Exercise
Some lines in the listing below may include the string "chart". How many are there? Give only the number.

Records for the task
========================================
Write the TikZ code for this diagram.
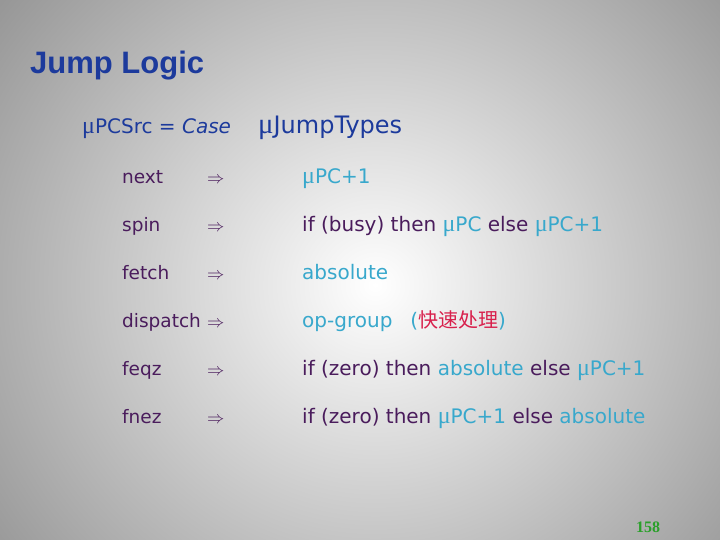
\documentclass[tikz,border=0pt]{standalone}
\usepackage{fontspec}
\setmainfont{DejaVu Sans}
\newfontfamily\titlefont{Liberation Sans}
\newfontfamily\cjk{Noto Sans CJK SC}
\newfontfamily\numfont{Liberation Serif}
\definecolor{tblue}{HTML}{1C3A9C}
\definecolor{lpurp}{HTML}{4A1C5C}
\definecolor{cy}{HTML}{38A8CC}
\definecolor{rd}{HTML}{D8204C}
\definecolor{gn}{HTML}{2AA02A}
\newcommand{\mup}{{\numfont\scalebox{1.2}{\char"03BC}}}
\begin{document}
\begin{tikzpicture}[x=1pt,y=1pt,
  lab/.style={anchor=base west,inner sep=0,font=\fontsize{20}{24}\selectfont},
  lft/.style={lab,text=lpurp,font=\fontsize{18.5}{22}\selectfont},
  rgt/.style={lab,text=lpurp}]
\useasboundingbox (0,0) rectangle (720,540);
\shade[inner color=white,outer color=black!45] (-150,-250) rectangle (900,760);
\node[anchor=base west,inner sep=0,text=tblue,font=\titlefont\bfseries\fontsize{31}{36}\selectfont] (title) at (30,466) {Jump Logic};
\node[anchor=base west,inner sep=0,text=tblue,font=\fontsize{20}{24}\selectfont] (src) at (82,406) {\mup PCSrc = \textit{Case}};
\node[anchor=base west,inner sep=0,text=tblue,font=\fontsize{24}{30}\selectfont] (jt) at (258,406) {\mup JumpTypes};
\foreach \n/\y/\l in {a/356/next,b/308/spin,c/260/fetch,d/212/dispatch,e/164/feqz,f/116/fnez}{
  \node[lft] (l\n) at (122,\y) {\l};
  \node[lft] (ar\n) at (207,\y) {$\Rightarrow$};
}
\node[rgt] (ra) at (302,356) {\textcolor{cy}{\mup PC+1}};
\node[rgt] (rb) at (302,308) {if (busy) then \textcolor{cy}{\mup PC} else \textcolor{cy}{\mup PC+1}};
\node[rgt] (rc) at (302,260) {\textcolor{cy}{absolute}};
\node[rgt] (rd) at (302,212) {\textcolor{cy}{op-group\hspace{18pt}(\textcolor{rd}{\cjk 快速处理})}};
\node[rgt] (re) at (302,164) {if (zero) then \textcolor{cy}{absolute} else \textcolor{cy}{\mup PC+1}};
\node[rgt] (rf) at (302,116) {if (zero) then \textcolor{cy}{\mup PC+1} else \textcolor{cy}{absolute}};
\node[anchor=base,inner sep=0,text=gn,font=\numfont\bfseries\fontsize{16}{18}\selectfont] (pg) at (648,7) {158};
\end{tikzpicture}
\end{document}
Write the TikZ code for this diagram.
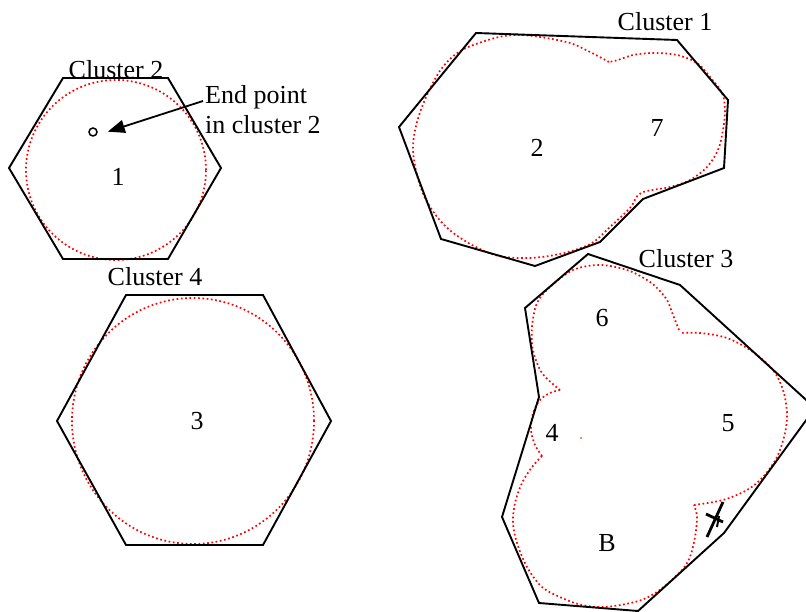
\documentclass[tikz,border=0pt]{standalone}
\usepackage{fontspec}
\setmainfont{Liberation Serif}
\usetikzlibrary{arrows.meta}
\begin{document}
\begin{tikzpicture}[x=1pt,y=-1pt,
  hull/.style={draw=black,line width=1.9pt,line join=miter},
  blob/.style={draw=red,line width=1.7pt,dash pattern=on 1.7pt off 2.6pt},
  lbl/.style={font=\fontsize{26}{30}\selectfont,inner sep=0pt},
  cutmark/.style={draw=black,line width=2.8pt}]
\useasboundingbox (0,0) rectangle (806,612);

% ---- red dotted outlines ----
\draw[blob] (116,170) circle [radius=90pt];
\draw[blob] (193,421) circle [x radius=121pt, y radius=123pt];
\draw[blob,smooth,tension=0.55] plot coordinates {(609,62) (590,52) (570,43) (540,37) (517,35) (495,38) (462,50) (442,68) (427,95) (417,122) (413,148) (417,175) (425,198) (438,218) (452,232) (472,245) (495,255) (518,258) (542,257) (568,252) (592,243) (610,227) (630,208) (641,193) (670,187) (690,180) (707,167) (718,150) (723,130) (725,110) (722,93) (710,77) (697,63) (677,55) (653,53) (633,55) (618,60) (609,62)};
% cluster 3 lobes
\draw[blob,smooth,tension=0.55] plot coordinates {(679,330) (673,315) (667,300) (657,288) (647,280) (627,270) (600,265) (573,270) (550,287) (537,303) (532,327) (533,350) (542,373) (560,390)};
\draw[blob,smooth,tension=0.55] plot coordinates {(560,390) (550,393) (540,400) (533,413) (531,430) (535,445) (542,456)};
\draw[blob,smooth,tension=0.55] plot coordinates {(542,456) (532,467) (522,483) (515,503) (513,523) (517,543) (527,567) (542,587) (562,598) (582,605) (605,607) (635,602) (652,595) (666,585) (682,570) (690,557) (695,537) (697,517) (694,505)};
\draw[blob,smooth,tension=0.55] plot coordinates {(694,505) (723,500) (747,490) (763,477) (777,457) (785,433) (787,413) (783,390) (773,370) (753,352) (727,338) (700,333) (680,333)};
\fill[red] (581,438) circle [radius=0.9pt];

% ---- hulls ----
\draw[hull] (63,78) -- (168,78) -- (221,168) -- (168,259) -- (63,259) -- (9,168) -- cycle;
\draw[hull] (126,295) -- (263,295) -- (331,421) -- (263,545) -- (126,545) -- (57,421) -- cycle;
\draw[hull] (476,33) -- (677,40) -- (728,100) -- (724,168) -- (643,199) -- (600,242) -- (535,266) -- (441,239) -- (399,127) -- cycle;
\draw[hull] (588,254) -- (680,285) -- (815,408) -- (724,533) -- (638,611) -- (539,603) -- (502,517) -- (539,397) -- (525,308) -- cycle;

% cut mark
\draw[cutmark] (707,537) -- (723,502);
\draw[cutmark] (706,514) -- (723,522);
\draw[cutmark,line width=2pt] (719,516) -- (717,527);

% ---- labels ----
\node[lbl] (c2) at (116,70) {Cluster 2};
\node[lbl] (c4) at (155,277) {Cluster 4};
\node[lbl] (c1) at (665,22) {Cluster 1};
\node[lbl] (c3) at (686,259) {Cluster 3};
\node[lbl] (n1) at (118,177) {1};
\node[lbl] (n3) at (197,421) {3};
\node[lbl] (n2) at (537,148) {2};
\node[lbl] (n7) at (657,128) {7};
\node[lbl] (n6) at (602,318) {6};
\node[lbl] (n5) at (728,423) {5};
\node[lbl] (n4) at (552,433) {4};
\node[lbl] (nB) at (607,543) {B};

\node[lbl,anchor=north west,align=left] (eptext) at (205,85) {End point\\in cluster 2};
\node[draw,circle,line width=1.5pt,minimum size=8pt,inner sep=0pt] (ep) at (93,132) {};
\coordinate (arrowstart) at (203,101);
\draw[line width=1.8pt,-{Triangle[length=17pt,width=13pt]},shorten >=12pt] (arrowstart) -- (ep.south east);
\end{tikzpicture}
\end{document}
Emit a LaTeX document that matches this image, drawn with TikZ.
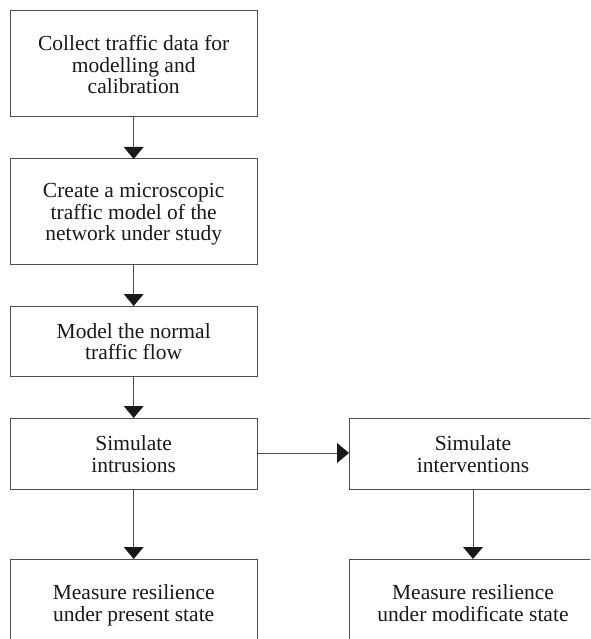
\documentclass[tikz,border=0pt]{standalone}
\usepackage{fontspec}
\setmainfont{Liberation Serif}
\usetikzlibrary{arrows.meta}
\begin{document}
\begin{tikzpicture}[x=1pt,y=-1pt,
  boxstyle/.style={draw=black!70,line width=1pt},
  lbl/.style={align=center,font=\fontsize{21.5}{21.5}\selectfont,text=black!90,inner sep=0pt,
    yshift=-3.5pt,execute at begin node=\strut, execute at end node=\strut},
  flow/.style={draw=black!70,line width=1pt,-{Triangle[length=12pt,width=20pt,fill=black!90,line width=0pt]}}]
\useasboundingbox (0,0) rectangle (590,639);
\clip (0,0) rectangle (590,639);
\fill[white] (0,0) rectangle (590,639);
% boxes
\draw[boxstyle] (10,10.7) rectangle (257.5,116.3);
\node[lbl] (t1) at (133.7,64.5) {Collect traffic data for\\modelling and\\calibration};
\draw[boxstyle] (10,159) rectangle (257.5,264);
\node[lbl] (t2) at (133.7,212) {Create a microscopic\\traffic model of the\\network under study};
\draw[boxstyle] (10,306) rectangle (257.5,376);
\node[lbl] (t3) at (133.7,341.5) {Model the normal\\traffic flow};
\draw[boxstyle] (10,418) rectangle (257.5,489);
\node[lbl] (t4) at (133.7,454) {Simulate\\intrusions};
\draw[boxstyle] (349,418) rectangle (597,489);
\node[lbl] (t5) at (473,454) {Simulate\\interventions};
\draw[boxstyle] (10,559) rectangle (257.5,646);
\node[lbl] (t6) at (133.7,603) {Measure resilience\\under present state};
\draw[boxstyle] (349,559) rectangle (597,646);
\node[lbl] (t7) at (473,603) {Measure resilience\\under modificate state};
% anchors
\coordinate (b1s) at (133.7,116.3);
\coordinate (b2n) at (133.7,159);
\coordinate (b2s) at (133.7,264);
\coordinate (b3n) at (133.7,306);
\coordinate (b3s) at (133.7,376);
\coordinate (b4n) at (133.7,418);
\coordinate (b4s) at (133.7,489);
\coordinate (b4e) at (257.5,453);
\coordinate (b5w) at (349,453);
\coordinate (b5s) at (473,489);
\coordinate (b6n) at (133.7,559);
\coordinate (b7n) at (473,559);
\draw[flow] (b1s) -- (b2n);
\draw[flow] (b2s) -- (b3n);
\draw[flow] (b3s) -- (b4n);
\draw[flow] (b4e) -- (b5w);
\draw[flow] (b4s) -- (b6n);
\draw[flow] (b5s) -- (b7n);
\end{tikzpicture}
\end{document}
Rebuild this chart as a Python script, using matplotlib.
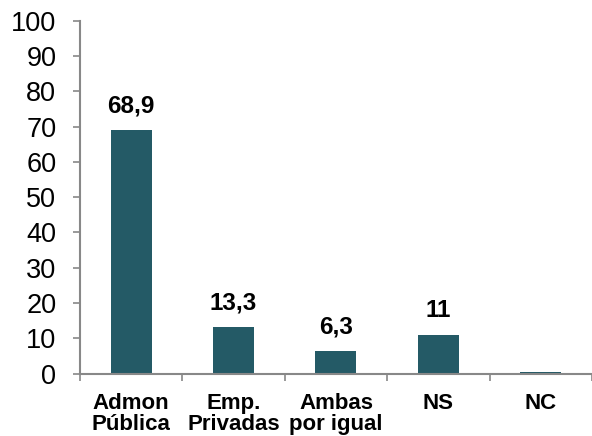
import numpy as np
import matplotlib.pyplot as plt

# Datos del gráfico
categorias = ['Admon\nPública', 'Emp.\nPrivadas', 'Ambas\npor igual', 'NS', 'NC']
valores = [68.9, 13.3, 6.3, 11.0, 0.4]
etiquetas = ['68,9', '13,3', '6,3', '11', '']
yticks = list(range(0, 101, 10))

plt.rcParams['font.family'] = ['Liberation Sans', 'DejaVu Sans']

color_barra = '#245A66'
color_eje = '#888888'

fig = plt.figure(figsize=(5.92, 4.36), dpi=100)
ax = fig.add_axes([0.135, 0.1433, 0.865, 0.8092])

x = np.arange(len(categorias))
ax.bar(x, valores, width=0.4, color=color_barra, zorder=2)

# Etiquetas de valor sobre las barras
for xi, v, et in zip(x, valores, etiquetas):
    if et:
        ax.annotate(et, (xi, v), xytext=(0, 9), textcoords='offset points',
                    ha='center', va='bottom', fontsize=17.5, fontweight='bold')

ax.set_xlim(-0.5, len(categorias) - 0.5)
ax.set_ylim(0, 100)
ax.set_yticks(yticks)
ax.tick_params(axis='y', labelsize=19.5, length=5, width=1.2, color=color_eje, pad=12)

# Ticks del eje x entre categorías, etiquetas centradas
ax.set_xticks(np.arange(len(categorias) + 1) - 0.5)
ax.set_xticklabels([])
ax.set_xticks(x, minor=True)
ax.set_xticklabels(categorias, minor=True, fontsize=16, fontweight='bold', linespacing=1.0)
ax.tick_params(axis='x', which='major', length=5, width=1.2, color=color_eje)
ax.tick_params(axis='x', which='minor', length=0, pad=14)

for lado in ['top', 'right']:
    ax.spines[lado].set_visible(False)
for lado in ['left', 'bottom']:
    ax.spines[lado].set_color(color_eje)
    ax.spines[lado].set_linewidth(1.5)

fig.savefig('out.png', dpi=100)
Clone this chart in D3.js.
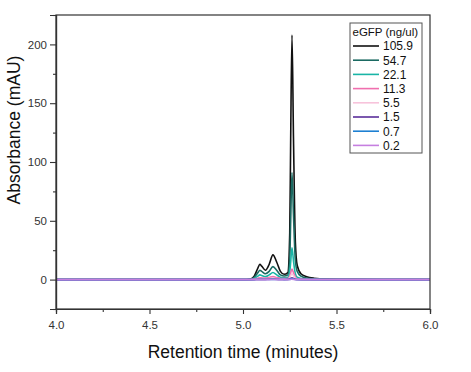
========================================
Solution to this problem
2